Real talk: Krock makes the most sense for teams that are treating this as a workflow platform, not just a file-sharing tool. The learning curve is steeper than Wipster, but the payoff is consolidating several tools into one.

FAQ: The Questions Everyone Actually Asks

Can I switch between these platforms later?

Yes, but it’s a pain. You’ll need to download all your files and re-upload them.

What about security and permissions?

All three offer standard security features (SSL, password-protected links, 2FA, etc.). Frame.io has the most robust enterprise security options. Krock and Wipster cover the basics well enough for most agencies.

Do I need to train my clients on these tools?

Not really. Leaving comments is intuitive in all three platforms.

What if I need to add temporary freelancers?

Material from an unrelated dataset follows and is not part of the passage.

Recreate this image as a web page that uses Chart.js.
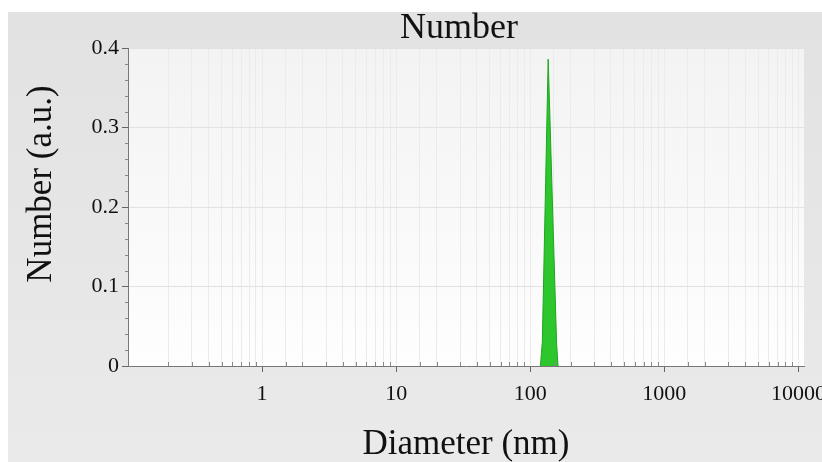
<!DOCTYPE html>
<html>
<head>
<meta charset="utf-8">
<style>
  html, body { margin: 0; padding: 0; background: #ffffff; }
  #wrap { position: absolute; left: 0; top: 0; width: 822px; height: 462px; }
</style>
<script src="https://cdn.jsdelivr.net/npm/chart.js@4.4.0/dist/chart.umd.min.js"></script>
</head>
<body>
<div id="wrap"><canvas id="c" width="822" height="462"></canvas></div>
<script>
// ---- data ----
const diameters = [119, 123, 136, 157, 161];      // nm
const numberValues = [0, 0.03, 0.386, 0.03, 0];   // a.u.
const xTickLabels = [1, 10, 100, 1000, 10000];
const yTickLabels = [0, 0.1, 0.2, 0.3, 0.4];
const chartTitle = 'Number';
const xTitle = 'Diameter (nm)';
const yTitle = 'Number (a.u.)';

const serif = "'Liberation Serif', 'DejaVu Serif', serif";

const points = diameters.map((d, i) => ({ x: d, y: numberValues[i] }));

const isMajorX = v => xTickLabels.some(t => Math.abs(v - t) / t < 1e-6);
const isMajorY = v => Math.abs(v * 10 - Math.round(v * 10)) < 1e-6;

const bgPlugin = {
  id: 'bg',
  beforeDraw(chart) {
    const ctx = chart.ctx;
    const W = chart.width, H = chart.height;
    ctx.save();
    const g = ctx.createLinearGradient(0, 12, 0, H);
    g.addColorStop(0, '#e2e2e2');
    g.addColorStop(1, '#eaeaea');
    ctx.fillStyle = g;
    ctx.fillRect(8, 12, W - 8, H - 12);
    const a = chart.chartArea;
    const g2 = ctx.createLinearGradient(0, a.top, 0, a.bottom);
    g2.addColorStop(0, '#f3f3f3');
    g2.addColorStop(1, '#fefefe');
    ctx.fillStyle = g2;
    ctx.fillRect(a.left, a.top, a.right - a.left, a.bottom - a.top);
    ctx.restore();
  }
};

const decor = {
  id: 'decor',
  afterDraw(chart) {
    const ctx = chart.ctx;
    const xs = chart.scales.x, ys = chart.scales.y;
    const a = chart.chartArea;
    ctx.save();
    // minor tick marks
    ctx.strokeStyle = '#888';
    ctx.lineWidth = 1;
    ctx.beginPath();
    xs.ticks.forEach(t => {
      if (!isMajorX(t.value) && t.value < xs.max && t.value > xs.min) {
        const px = Math.round(xs.getPixelForValue(t.value)) + 0.5;
        ctx.moveTo(px, a.bottom);
        ctx.lineTo(px, a.bottom - 4);
      }
    });
    ys.ticks.forEach(t => {
      if (!isMajorY(t.value)) {
        const py = Math.round(ys.getPixelForValue(t.value)) + 0.5;
        ctx.moveTo(a.left, py);
        ctx.lineTo(a.left - 3, py);
      }
    });
    ctx.stroke();
    // titles
    ctx.fillStyle = '#111';
    ctx.textAlign = 'center';
    ctx.textBaseline = 'middle';
    ctx.font = '36px ' + serif;
    ctx.fillText(chartTitle, 459, 29);
    ctx.font = '35px ' + serif;
    ctx.fillText(xTitle, (a.left + a.right) / 2, 445);
    ctx.translate(42, 184);
    ctx.rotate(-Math.PI / 2);
    ctx.fillText(yTitle, 0, 0);
    ctx.restore();
  }
};

new Chart(document.getElementById('c'), {
  type: 'line',
  data: {
    datasets: [{
      data: points,
      fill: 'origin',
      backgroundColor: '#2dc62d',
      borderColor: '#1fa51f',
      borderWidth: 1,
      pointRadius: 0,
      tension: 0
    }]
  },
  options: {
    responsive: false,
    animation: false,
    layout: { padding: { left: 0, right: 18, top: 48, bottom: 0 } },
    plugins: {
      legend: { display: false },
      tooltip: { enabled: false },
      title: { display: false }
    },
    scales: {
      x: {
        type: 'logarithmic',
        min: 0.1,
        max: 11000,
        afterFit(s) { s.height = 96; },
        border: { color: '#777', width: 1 },
        grid: {
          color: ctx => (ctx.tick && ctx.tick.value > 0.1 && ctx.tick.value < 11000) ? '#ebebeb' : 'rgba(0,0,0,0)',
          tickColor: ctx => (ctx.tick && isMajorX(ctx.tick.value)) ? '#666' : 'rgba(0,0,0,0)',
          tickLength: 6,
          drawTicks: true
        },
        ticks: {
          autoSkip: false,
          maxRotation: 0,
          color: '#111',
          padding: 9,
          font: { family: serif, size: 22 },
          callback: v => isMajorX(v) ? String(v) : ''
        },
        title: { display: false }
      },
      y: {
        min: 0,
        max: 0.4,
        afterFit(s) { s.width = 128; },
        border: { color: '#777', width: 1 },
        grid: {
          color: ctx => (ctx.tick && isMajorY(ctx.tick.value) && ctx.tick.value > 0) ? '#e2e2e2' : 'rgba(0,0,0,0)',
          tickColor: ctx => (ctx.tick && isMajorY(ctx.tick.value)) ? '#666' : 'rgba(0,0,0,0)',
          tickLength: 6
        },
        ticks: {
          stepSize: 0.02,
          autoSkip: false,
          color: '#111',
          padding: 3,
          font: { family: serif, size: 22 },
          callback: v => {
            if (!isMajorY(v)) return '';
            const r = Math.round(v * 10) / 10;
            return yTickLabels.includes(r) ? String(r) : '';
          }
        },
        title: { display: false }
      }
    }
  },
  plugins: [bgPlugin, decor]
});
</script>
</body>
</html>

This is where Wipster and Frame.io’s per-seat pricing hurts. You’re paying $20-25/month for someone who might only work on one project. Krock’s unlimited plan handles this better—add them without increasing your bill.

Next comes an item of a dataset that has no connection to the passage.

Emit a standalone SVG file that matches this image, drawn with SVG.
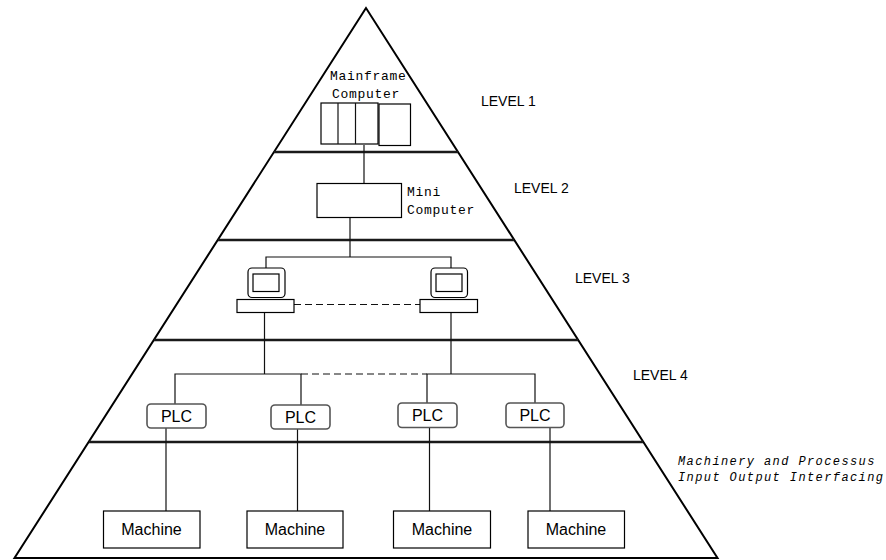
<svg xmlns="http://www.w3.org/2000/svg" width="886" height="560" viewBox="0 0 886 560">
<style>
.edge{fill:none;stroke:#000;stroke-width:2}
.band{stroke:#1a1a1a;stroke-width:2.5}
.box{fill:#fff;stroke:#000;stroke-width:1.2}
.plc{fill:#fff;stroke:#555;stroke-width:1.6}
.wire{fill:none;stroke:#111;stroke-width:1.2}
.dash{fill:none;stroke:#111;stroke-width:1.2;stroke-dasharray:7 4}
.mono{font-family:"Liberation Mono","DejaVu Sans Mono",monospace;font-size:13px;letter-spacing:0.7px;fill:#000}
.ital{font-family:"Liberation Mono","DejaVu Sans Mono",monospace;font-size:12px;font-style:italic;letter-spacing:1.4px;fill:#000}
.sans{font-family:"Liberation Sans",Arial,sans-serif;fill:#000}
</style>
<rect width="886" height="560" fill="#fff"/>
<g id="pyramid">
<polygon class="edge" points="366,8 14.5,558 717.5,558"/>
<line class="band" x1="274" y1="152" x2="458" y2="152"/>
<line class="band" x1="218" y1="240" x2="514" y2="240"/>
<line class="band" x1="154" y1="340" x2="578" y2="340"/>
<line class="band" x1="89" y1="442" x2="643" y2="442"/>
</g>
<g id="connectors">
<line class="wire" x1="364" y1="145" x2="364" y2="183"/>
<polyline class="wire" points="350,218 350,257"/>
<polyline class="wire" points="266,268 266,257 451,257 451,268"/>
<line class="dash" x1="294" y1="304.5" x2="420" y2="304.5"/>
<line class="wire" x1="264.5" y1="313" x2="264.5" y2="374"/>
<line class="wire" x1="451" y1="313" x2="451" y2="374"/>
<polyline class="wire" points="175,404 175,374 301,374 301,405"/>
<line class="dash" x1="301" y1="374" x2="427" y2="374"/>
<polyline class="wire" points="427,403 427,374 535,374 535,403"/>
<line class="wire" x1="166" y1="428" x2="166" y2="511"/>
<line class="wire" x1="297.5" y1="429" x2="297.5" y2="511"/>
<line class="wire" x1="429.5" y1="428" x2="429.5" y2="511"/>
<line class="wire" x1="550" y1="427" x2="550" y2="511"/>
</g>
<g id="mainframe">
<text class="mono" x="330" y="80">Mainframe</text>
<text class="mono" x="332" y="98">Computer</text>
<rect class="box" x="321" y="103" width="57" height="41"/>
<line class="wire" x1="338" y1="103" x2="338" y2="144"/>
<line class="wire" x1="355.5" y1="103" x2="355.5" y2="144"/>
<rect class="box" x="379" y="104" width="31.5" height="41.5"/>
</g>
<g id="minicomputer">
<rect class="box" x="317" y="183.5" width="84.5" height="34"/>
<text class="mono" x="407" y="196">Mini</text>
<text class="mono" x="407" y="214">Computer</text>
</g>
<g id="workstation-left">
<rect class="box" x="248" y="268" width="37" height="29.5" rx="4"/>
<rect class="box" x="253" y="274" width="26" height="17.5"/>
<rect class="box" x="237" y="299.5" width="57" height="13"/>
</g>
<g id="workstation-right">
<rect class="box" x="431" y="268" width="36.5" height="29.5" rx="4"/>
<rect class="box" x="436" y="274" width="26" height="17.5"/>
<rect class="box" x="420" y="299.5" width="57.5" height="13"/>
</g>
<g id="plc1"><rect class="plc" x="147" y="404" width="59" height="24" rx="4"/><text class="sans" x="176.5" y="422" font-size="16" text-anchor="middle">PLC</text></g>
<g id="plc2"><rect class="plc" x="271" y="405" width="59" height="24" rx="4"/><text class="sans" x="300.5" y="423" font-size="16" text-anchor="middle">PLC</text></g>
<g id="plc3"><rect class="plc" x="398" y="403" width="59" height="24.5" rx="4"/><text class="sans" x="427.5" y="421" font-size="16" text-anchor="middle">PLC</text></g>
<g id="plc4"><rect class="plc" x="506" y="403" width="58" height="24.5" rx="4"/><text class="sans" x="535" y="421" font-size="16" text-anchor="middle">PLC</text></g>
<g id="machine1"><rect class="box" x="103.5" y="511" width="96.5" height="37"/><text class="sans" x="151.5" y="535" font-size="16" text-anchor="middle">Machine</text></g>
<g id="machine2"><rect class="box" x="247" y="511" width="96" height="37"/><text class="sans" x="295" y="535" font-size="16" text-anchor="middle">Machine</text></g>
<g id="machine3"><rect class="box" x="393.5" y="511" width="97" height="37"/><text class="sans" x="442" y="535" font-size="16" text-anchor="middle">Machine</text></g>
<g id="machine4"><rect class="box" x="528" y="511" width="96.5" height="37"/><text class="sans" x="576" y="535" font-size="16" text-anchor="middle">Machine</text></g>
<g id="labels">
<text class="sans" x="481" y="106" font-size="14">LEVEL 1</text>
<text class="sans" x="514" y="193" font-size="14">LEVEL 2</text>
<text class="sans" x="575" y="283" font-size="14">LEVEL 3</text>
<text class="sans" x="633" y="380" font-size="14">LEVEL 4</text>
<text class="ital" x="678" y="465">Machinery and Processus</text>
<text class="ital" x="678" y="481">Input Output Interfacing</text>
</g>
</svg>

Is Krock.io going to be around in 5 years?

Fair question. It’s newer than Frame.io. They seem well-funded and actively developing features, but there’s always risk with newer platforms. Frame.io has Adobe backing now, which is about as stable as it gets.

What This Comparison Doesn’t Cover

To be transparent, here’s what I didn’t thoroughly test:

  • API capabilities for custom integrations
  • Customer support response times (I didn’t have issues that required support)
  • Mobile app functionality (I mostly worked from desktop)
  • Enterprise-level security requirements
  • Actual server uptime statistics

If these are critical for your decision, you’ll need to dig deeper.

The Bottom Line

The honest answer to “Wipster vs Frame.io” is: neither might be your best option.

Wipster is overpriced for what it offers. It’s simple, but you’re paying premium rates for basic functionality.

Frame.io is the industry standard for good reason—it’s powerful, reliable, and has the storage and integrations serious post houses need. But you’ll pay for that, and you’ll still need a separate project management tool.

Krock.io is the option that keeps coming up because it’s solving a different problem. It’s not trying to be the best file review tool—it’s trying to be the entire creative workspace. For teams drowning in tool sprawl and unpredictable costs, that’s compelling.

If you’re a solo creator or tiny team: start with Frame.io’s free plan.

If you’re an established post house with serious storage and C2C needs: Frame.io is probably worth the premium.

If you’re a growing agency tired of juggling tools and watching your bill increase every time you hire: take a serious look at Krock.

The right answer depends on where you are and where you’re going. Just make sure you’re choosing based on your actual workflow, not just the marketing page.


Last updated: October 2025. Pricing and features were accurate at time of writing but may change. Always check current pricing on official websites before making a decision.